• [WHAT YOU ARE ASKED TO DO]
Write the data out again exactly, with no pictures.

• [PROVIDED DATA]
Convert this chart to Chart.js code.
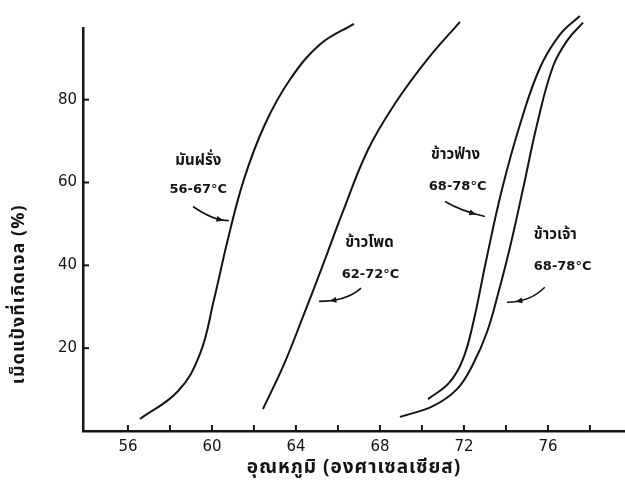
<!DOCTYPE html>
<html>
<head>
<meta charset="utf-8">
<script src="https://cdn.jsdelivr.net/npm/chart.js@4/dist/chart.umd.min.js"></script>
<style>
  html, body { margin: 0; padding: 0; background: #fff; }
  #wrap { width: 625px; height: 488px; }
</style>
</head>
<body>
<div id="wrap"><canvas id="chart" width="625" height="488"></canvas></div>
<script>
// starch types and their gelatinization ranges
const crops = ['มันฝรั่ง', 'ข้าวโพด', 'ข้าวฟ่าง', 'ข้าวเจ้า'];
const gelRanges = ['56-67°C', '62-72°C', '68-78°C', '68-78°C'];

// temperature (°C) vs gelatinized granules (%)
const potatoTemp = [56.57, 58.38, 59.43, 60.10, 60.76, 61.52, 62.52, 63.71, 65.14, 66.76];
const potatoGel  = [2.9, 9.6, 18.6, 31.8, 46.3, 60.7, 74.0, 84.8, 93.3, 98.3];

const cornTemp = [62.43, 63.43, 64.29, 65.24, 66.24, 67.43, 68.71, 70.24, 71.81];
const cornGel  = [5.3, 16.1, 27.0, 39.5, 53.0, 67.9, 79.0, 89.6, 98.8];

const sorghumTemp = [70.29, 71.29, 71.95, 72.48, 73.05, 73.81, 74.67, 75.62, 76.57, 77.52];
const sorghumGel  = [7.7, 11.6, 17.3, 27.0, 41.0, 58.3, 74.0, 87.7, 95.7, 100.2];

const riceTemp = [68.95, 70.52, 71.67, 72.43, 73.10, 73.62, 74.19, 74.86, 75.48, 76.24, 76.95, 77.67];
const riceGel  = [3.4, 6.0, 10.1, 16.1, 23.9, 33.0, 44.3, 59.5, 74.0, 88.0, 94.5, 98.6];

const xTitle = 'อุณหภูมิ (องศาเซลเซียส)';
const yTitle = 'เม็ดแป้งที่เกิดเจล (%)';

const thaiFont = "'Noto Sans Thai', 'Noto Sans Thai UI', Loma, Garuda, 'Tlwg Typo', 'DejaVu Sans', sans-serif";
const ink = '#141414';

function toPoints(xs, ys) {
    return xs.map((x, i) => ({ x: x, y: ys[i] }));
}

function curve(label, xs, ys) {
    return {
        label: label,
        data: toPoints(xs, ys),
        borderColor: ink,
        borderWidth: 2,
        pointRadius: 0,
        tension: 0.4,
        clip: 16
    };
}

// label + arrow placement in data units (x = °C, y = %)
const notePlacement = [
    { name: [59.35, 65], range: [59.35, 58.3], from: [59.1, 54.2], ctrl: [60.05, 50.8], to: [60.8, 50.8] },
    { name: [67.5, 45.1], range: [67.55, 37.8], from: [67.1, 34.5], ctrl: [66.4, 31.3], to: [65.1, 31.3] },
    { name: [71.6, 66.3], range: [71.7, 59.0], from: [71.1, 55.4], ctrl: [71.9, 53.0], to: [73.0, 51.8] },
    { name: [76.35, 47], range: [76.7, 39.8], from: [75.85, 34.7], ctrl: [75.15, 31.1], to: [74.05, 31.1] }
];

// inward tick marks, curve notes and the two axis titles
const sketchPlugin = {
    id: 'sketch',
    afterDraw(chart) {
        const ctx = chart.ctx;
        const xs = chart.scales.x;
        const ys = chart.scales.y;
        const area = chart.chartArea;
        ctx.save();
        ctx.strokeStyle = ink;
        ctx.lineWidth = 2;
        xs.ticks.forEach(t => {
            const px = xs.getPixelForValue(t.value);
            if (px - area.left < 20) return;
            ctx.beginPath();
            ctx.moveTo(px, area.bottom);
            ctx.lineTo(px, area.bottom - 6);
            ctx.stroke();
        });
        ys.ticks.forEach(t => {
            if (t.value === 0) return;
            const py = ys.getPixelForValue(t.value);
            ctx.beginPath();
            ctx.moveTo(area.left, py);
            ctx.lineTo(area.left + 6, py);
            ctx.stroke();
        });

        const P = p => [xs.getPixelForValue(p[0]), ys.getPixelForValue(p[1])];
        ctx.fillStyle = ink;
        ctx.textAlign = 'center';
        ctx.textBaseline = 'middle';
        notePlacement.forEach((n, i) => {
            const a = P(n.name), b = P(n.range);
            ctx.font = "bold 15px " + thaiFont;
            ctx.fillText(crops[i], a[0], a[1]);
            ctx.font = "bold 13px 'DejaVu Sans', sans-serif";
            ctx.fillText(gelRanges[i], b[0], b[1]);

            const s = P(n.from), c = P(n.ctrl), e = P(n.to);
            ctx.lineWidth = 1.6;
            ctx.beginPath();
            ctx.moveTo(s[0], s[1]);
            ctx.quadraticCurveTo(c[0], c[1], e[0], e[1]);
            ctx.stroke();
            // small barb a little before the end
            const tt = 0.72;
            const hx = (1 - tt) * (1 - tt) * s[0] + 2 * (1 - tt) * tt * c[0] + tt * tt * e[0];
            const hy = (1 - tt) * (1 - tt) * s[1] + 2 * (1 - tt) * tt * c[1] + tt * tt * e[1];
            const dx = 2 * (1 - tt) * (c[0] - s[0]) + 2 * tt * (e[0] - c[0]);
            const dy = 2 * (1 - tt) * (c[1] - s[1]) + 2 * tt * (e[1] - c[1]);
            const ang = Math.atan2(dy, dx);
            ctx.beginPath();
            ctx.moveTo(hx + 4 * Math.cos(ang), hy + 4 * Math.sin(ang));
            ctx.lineTo(hx - 3 * Math.cos(ang) - 3 * Math.sin(ang), hy - 3 * Math.sin(ang) + 3 * Math.cos(ang));
            ctx.lineTo(hx - 3 * Math.cos(ang) + 3 * Math.sin(ang), hy - 3 * Math.sin(ang) - 3 * Math.cos(ang));
            ctx.closePath();
            ctx.fill();
        });

        ctx.letterSpacing = '1px';
        ctx.font = "bold 19px " + thaiFont;
        ctx.fillText(xTitle, (area.left + area.right) / 2, area.bottom + 38);

        // y title sits lower than the axis middle in the original
        ctx.translate(20, ys.getPixelForValue(33));
        ctx.rotate(-Math.PI / 2);
        ctx.font = "bold 18px " + thaiFont;
        ctx.fillText(yTitle, 0, 0);
        ctx.restore();
    }
};

new Chart(document.getElementById('chart'), {
    type: 'line',
    data: {
        datasets: [
            curve(crops[0], potatoTemp, potatoGel),
            curve(crops[1], cornTemp, cornGel),
            curve(crops[2], sorghumTemp, sorghumGel),
            curve(crops[3], riceTemp, riceGel)
        ]
    },
    options: {
        responsive: false,
        animation: false,
        layout: { padding: { top: 28, right: 0, left: 0, bottom: 0 } },
        plugins: {
            legend: { display: false },
            tooltip: { enabled: false }
        },
        scales: {
            x: {
                type: 'linear',
                min: 53.86,
                max: 79.67,
                afterFit: s => { s.height = 57; },
                border: { color: ink, width: 2.5 },
                grid: { display: false, drawTicks: false, tickLength: 0 },
                ticks: {
                    stepSize: 2,
                    includeBounds: false,
                    autoSkip: false,
                    maxRotation: 0,
                    padding: 7,
                    color: ink,
                    font: { family: "'DejaVu Sans', sans-serif", size: 15 },
                    callback: v => (v % 4 === 0 ? String(v) : '')
                }
            },
            y: {
                min: 0,
                max: 97.3,
                afterFit: s => { s.width = 83; },
                border: { color: ink, width: 2.5 },
                grid: { display: false, drawTicks: false, tickLength: 0 },
                ticks: {
                    stepSize: 20,
                    includeBounds: false,
                    padding: 6,
                    color: ink,
                    font: { family: "'DejaVu Sans', sans-serif", size: 15 },
                    callback: v => (v === 0 ? '' : String(v))
                }
            }
        }
    },
    plugins: [sketchPlugin]
});
</script>
</body>
</html>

• [ANSWER TO THIS PROBLEM]
Convert this chart to Chart.js code.
<!DOCTYPE html>
<html>
<head>
<meta charset="utf-8">
<script src="https://cdn.jsdelivr.net/npm/chart.js@4/dist/chart.umd.min.js"></script>
<style>
  html, body { margin: 0; padding: 0; background: #fff; }
  #wrap { width: 625px; height: 488px; }
</style>
</head>
<body>
<div id="wrap"><canvas id="chart" width="625" height="488"></canvas></div>
<script>
// starch types and their gelatinization ranges
const crops = ['มันฝรั่ง', 'ข้าวโพด', 'ข้าวฟ่าง', 'ข้าวเจ้า'];
const gelRanges = ['56-67°C', '62-72°C', '68-78°C', '68-78°C'];

// temperature (°C) vs gelatinized granules (%)
const potatoTemp = [56.57, 58.38, 59.43, 60.10, 60.76, 61.52, 62.52, 63.71, 65.14, 66.76];
const potatoGel  = [2.9, 9.6, 18.6, 31.8, 46.3, 60.7, 74.0, 84.8, 93.3, 98.3];

const cornTemp = [62.43, 63.43, 64.29, 65.24, 66.24, 67.43, 68.71, 70.24, 71.81];
const cornGel  = [5.3, 16.1, 27.0, 39.5, 53.0, 67.9, 79.0, 89.6, 98.8];

const sorghumTemp = [70.29, 71.29, 71.95, 72.48, 73.05, 73.81, 74.67, 75.62, 76.57, 77.52];
const sorghumGel  = [7.7, 11.6, 17.3, 27.0, 41.0, 58.3, 74.0, 87.7, 95.7, 100.2];

const riceTemp = [68.95, 70.52, 71.67, 72.43, 73.10, 73.62, 74.19, 74.86, 75.48, 76.24, 76.95, 77.67];
const riceGel  = [3.4, 6.0, 10.1, 16.1, 23.9, 33.0, 44.3, 59.5, 74.0, 88.0, 94.5, 98.6];

const xTitle = 'อุณหภูมิ (องศาเซลเซียส)';
const yTitle = 'เม็ดแป้งที่เกิดเจล (%)';

const thaiFont = "'Noto Sans Thai', 'Noto Sans Thai UI', Loma, Garuda, 'Tlwg Typo', 'DejaVu Sans', sans-serif";
const ink = '#141414';

function toPoints(xs, ys) {
    return xs.map((x, i) => ({ x: x, y: ys[i] }));
}

function curve(label, xs, ys) {
    return {
        label: label,
        data: toPoints(xs, ys),
        borderColor: ink,
        borderWidth: 2,
        pointRadius: 0,
        tension: 0.4,
        clip: 16
    };
}

// label + arrow placement in data units (x = °C, y = %)
const notePlacement = [
    { name: [59.35, 65], range: [59.35, 58.3], from: [59.1, 54.2], ctrl: [60.05, 50.8], to: [60.8, 50.8] },
    { name: [67.5, 45.1], range: [67.55, 37.8], from: [67.1, 34.5], ctrl: [66.4, 31.3], to: [65.1, 31.3] },
    { name: [71.6, 66.3], range: [71.7, 59.0], from: [71.1, 55.4], ctrl: [71.9, 53.0], to: [73.0, 51.8] },
    { name: [76.35, 47], range: [76.7, 39.8], from: [75.85, 34.7], ctrl: [75.15, 31.1], to: [74.05, 31.1] }
];

// inward tick marks, curve notes and the two axis titles
const sketchPlugin = {
    id: 'sketch',
    afterDraw(chart) {
        const ctx = chart.ctx;
        const xs = chart.scales.x;
        const ys = chart.scales.y;
        const area = chart.chartArea;
        ctx.save();
        ctx.strokeStyle = ink;
        ctx.lineWidth = 2;
        xs.ticks.forEach(t => {
            const px = xs.getPixelForValue(t.value);
            if (px - area.left < 20) return;
            ctx.beginPath();
            ctx.moveTo(px, area.bottom);
            ctx.lineTo(px, area.bottom - 6);
            ctx.stroke();
        });
        ys.ticks.forEach(t => {
            if (t.value === 0) return;
            const py = ys.getPixelForValue(t.value);
            ctx.beginPath();
            ctx.moveTo(area.left, py);
            ctx.lineTo(area.left + 6, py);
            ctx.stroke();
        });

        const P = p => [xs.getPixelForValue(p[0]), ys.getPixelForValue(p[1])];
        ctx.fillStyle = ink;
        ctx.textAlign = 'center';
        ctx.textBaseline = 'middle';
        notePlacement.forEach((n, i) => {
            const a = P(n.name), b = P(n.range);
            ctx.font = "bold 15px " + thaiFont;
            ctx.fillText(crops[i], a[0], a[1]);
            ctx.font = "bold 13px 'DejaVu Sans', sans-serif";
            ctx.fillText(gelRanges[i], b[0], b[1]);

            const s = P(n.from), c = P(n.ctrl), e = P(n.to);
            ctx.lineWidth = 1.6;
            ctx.beginPath();
            ctx.moveTo(s[0], s[1]);
            ctx.quadraticCurveTo(c[0], c[1], e[0], e[1]);
            ctx.stroke();
            // small barb a little before the end
            const tt = 0.72;
            const hx = (1 - tt) * (1 - tt) * s[0] + 2 * (1 - tt) * tt * c[0] + tt * tt * e[0];
            const hy = (1 - tt) * (1 - tt) * s[1] + 2 * (1 - tt) * tt * c[1] + tt * tt * e[1];
            const dx = 2 * (1 - tt) * (c[0] - s[0]) + 2 * tt * (e[0] - c[0]);
            const dy = 2 * (1 - tt) * (c[1] - s[1]) + 2 * tt * (e[1] - c[1]);
            const ang = Math.atan2(dy, dx);
            ctx.beginPath();
            ctx.moveTo(hx + 4 * Math.cos(ang), hy + 4 * Math.sin(ang));
            ctx.lineTo(hx - 3 * Math.cos(ang) - 3 * Math.sin(ang), hy - 3 * Math.sin(ang) + 3 * Math.cos(ang));
            ctx.lineTo(hx - 3 * Math.cos(ang) + 3 * Math.sin(ang), hy - 3 * Math.sin(ang) - 3 * Math.cos(ang));
            ctx.closePath();
            ctx.fill();
        });

        ctx.letterSpacing = '1px';
        ctx.font = "bold 19px " + thaiFont;
        ctx.fillText(xTitle, (area.left + area.right) / 2, area.bottom + 38);

        // y title sits lower than the axis middle in the original
        ctx.translate(20, ys.getPixelForValue(33));
        ctx.rotate(-Math.PI / 2);
        ctx.font = "bold 18px " + thaiFont;
        ctx.fillText(yTitle, 0, 0);
        ctx.restore();
    }
};

new Chart(document.getElementById('chart'), {
    type: 'line',
    data: {
        datasets: [
            curve(crops[0], potatoTemp, potatoGel),
            curve(crops[1], cornTemp, cornGel),
            curve(crops[2], sorghumTemp, sorghumGel),
            curve(crops[3], riceTemp, riceGel)
        ]
    },
    options: {
        responsive: false,
        animation: false,
        layout: { padding: { top: 28, right: 0, left: 0, bottom: 0 } },
        plugins: {
            legend: { display: false },
            tooltip: { enabled: false }
        },
        scales: {
            x: {
                type: 'linear',
                min: 53.86,
                max: 79.67,
                afterFit: s => { s.height = 57; },
                border: { color: ink, width: 2.5 },
                grid: { display: false, drawTicks: false, tickLength: 0 },
                ticks: {
                    stepSize: 2,
                    includeBounds: false,
                    autoSkip: false,
                    maxRotation: 0,
                    padding: 7,
                    color: ink,
                    font: { family: "'DejaVu Sans', sans-serif", size: 15 },
                    callback: v => (v % 4 === 0 ? String(v) : '')
                }
            },
            y: {
                min: 0,
                max: 97.3,
                afterFit: s => { s.width = 83; },
                border: { color: ink, width: 2.5 },
                grid: { display: false, drawTicks: false, tickLength: 0 },
                ticks: {
                    stepSize: 20,
                    includeBounds: false,
                    padding: 6,
                    color: ink,
                    font: { family: "'DejaVu Sans', sans-serif", size: 15 },
                    callback: v => (v === 0 ? '' : String(v))
                }
            }
        }
    },
    plugins: [sketchPlugin]
});
</script>
</body>
</html>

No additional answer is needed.